Push technology reverses the Internet's content delivery model. Before push, content publishers had to reply upon the end-users own initiative to bring them to a web site or download content. With push technology the publisher can deliver a content directly to the users PC, thus substantially improving the likelihood that the user will view it. Push content can be extremely timely, and delivered fresh several times a day. Information keeps coming to user whatever he asked for it or not. The most common analog for push technology is a TV channel; it keeps sending us stuff whether we care about it or not.

Push was created to alleviate two problems facing users of net. The first problem is information overload. The volume and dynamic nature of content on the internet is a impediment to users, and has become an ease-of -use of issue. Without push applications can be tedious, time consuming, and less than dependable. Users have to manually hunt down information, search out links, and monitor sites and information sources. Push applications and technology building blocks narrow that focus even further and add considerable ease of use. The second problem is that most end-users are restricted to low bandwidth internet connections, such as 33.3 kbps modems, thus making it difficult to receive multimedia content. Push technology provides means to pre-deliver much larger packages of content.
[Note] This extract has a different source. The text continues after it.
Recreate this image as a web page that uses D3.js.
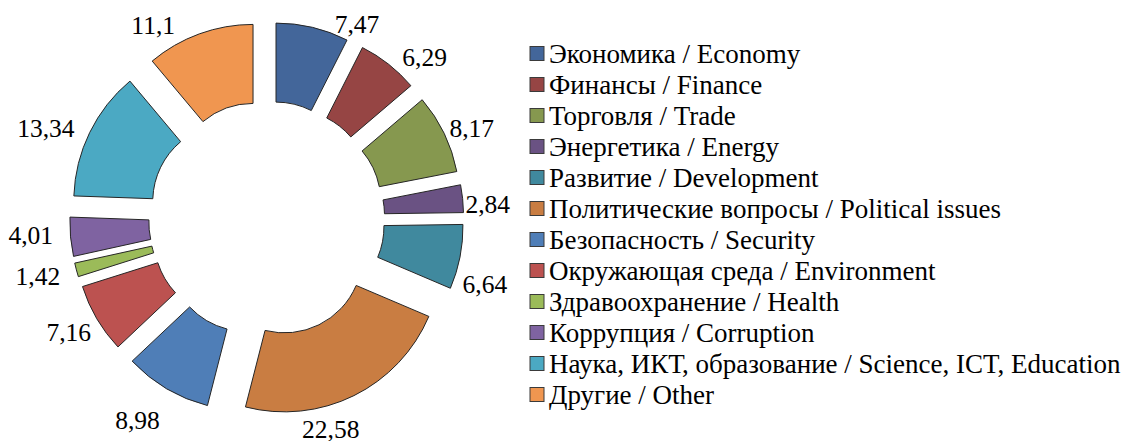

Push technology enables the delivery of multimedia content on the internet through the use of local storage and transparent content downloads. Like a faithful delivery agent, push, often referred to as broadcasting, delivers content directly to user transparently and automatically. It is one of the internet's most promising technologies.


Already a success, push is being used to pump data in the form of news, current affairs and sports etc, to many computers connected to the internet.Updating software is one of the fastest growing uses of push. It is a new and exciting way to manage software update and upgrade hassles. Using the internet today without the aid of a push application can be a tedious, time consuming, and less than dependable. Computer programming is an inexact art, and there is a huge need to quickly and easily get bug fixes, software updates, and even whole new program out to people. Users have to manually hunt down information, search out links, and monitor sites and information sources.

2. THE PUSH PROCESS

For the end user, the process of receiving push content is quite simple. First, an individual subscribes to a publisher's site or channel by providing the content preferences. The subscriber also sets up a schedule specifying when information should be delivered. Based on the subscriber's schedule, the PC connects to the internet, and the client software notifies the publisher's server that the download can occur. The server collates the content pertaining to the subscriber's profile and downloads it to the subscriber's machine, after which the content is available for the subscriber's viewing

WORKING

Interestingly enough, from a technical point of view, most push applications are pull and just appear to be 'push' to the user. In fact, a more accurate description of this process would be 'automated pull'.

The web currently requires the user to poll sites for new or updated information. This manual polling and downloading process is referred to as 'pull' technology. From a business point of view, this process provides little information about user, and even little control over what information is acquired. It is the user has to keep track of the location of the information sites, and the user has to continuously search for informational changes - a very time consuming process. The 'push' model alleviates much of this tedium.